But a state statute is not necessarily the only way to protect students' free-speech and privacy rights in their online content. As reported by blawgger extraordinaire,Venkat Balasubrami, and, subsequently, by GigaOm.com, a federal judge in Minnesota recently held that a school violated a 12-year-old student's First Amendment rights when it cooerced her into turning over her Facebook password so school administrators could investigate comments the girl was alleged to have made.

Although schools' access to students' social-media accounts may be the hot topic du jour but it's not the first. For about as long as Facebook has been around, teachers have been getting into trouble for what the post on it. One of the most distasteful types of posts are those in which a teacher criticizes his or her students.

Long-time readers and Philadelphia-area natives may recall the story of Natalie Munroe, an AP English teacher who was suspended after parents and students discovered posts she'd written, mocking and demoralizing the youths in her class.

A story was recently reported in North Carolina, where a high-school teacher was suspended pending an investigation involving simlar allegations. The English teacher is alleged to have posted photos of her students' works, highlighting the grammar gaffes and misspellings and making fun of their mistakes.
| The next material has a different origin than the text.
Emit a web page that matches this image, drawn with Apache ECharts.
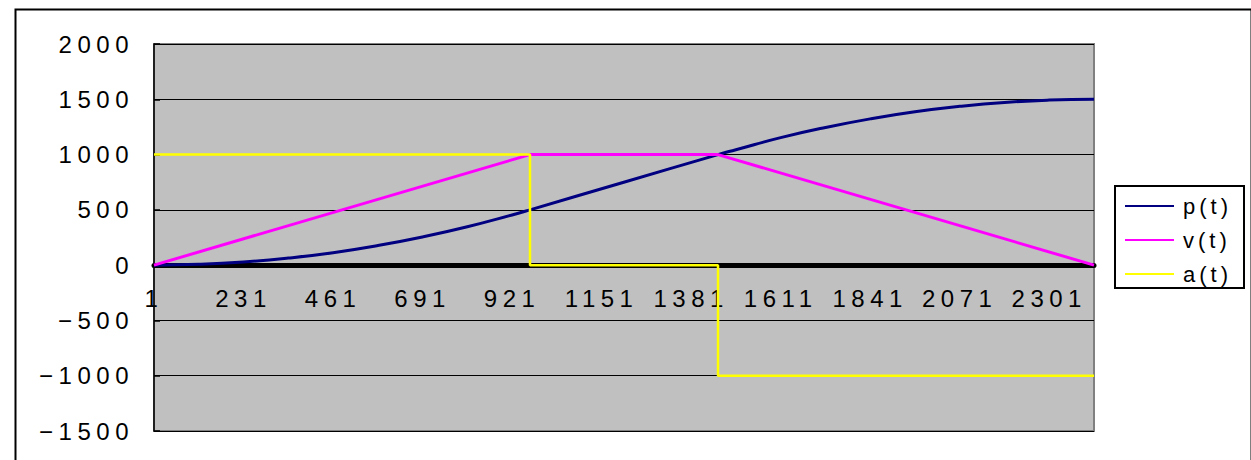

Although her Facebook posts were not public, someone with access to them (i.e., a "Facebook Friend"), reported the photos to school officials, which prompted the investigation.

Although the stories vary slightly from one to the next, I continue to believe that the key lessons are time tested. For those who in charge who receive a complaint about a comment made online, deal with the problem for what is--no more and no less. Don't overreact and, for heaven's sake, don't make little girls cry in order to get access to their Facebook pages.

And for those who are posting, think before you do so, just like you would, hopefully, think before you speak. For teachers, don't post about a comment online about student that you wouldn't say directly to the student's parent. And, even more basic, don't mock people's weaknesses. Nobody likes a snob and grammar snobs are no exception.

They Like Me! They Really Like Me! . . . But So What?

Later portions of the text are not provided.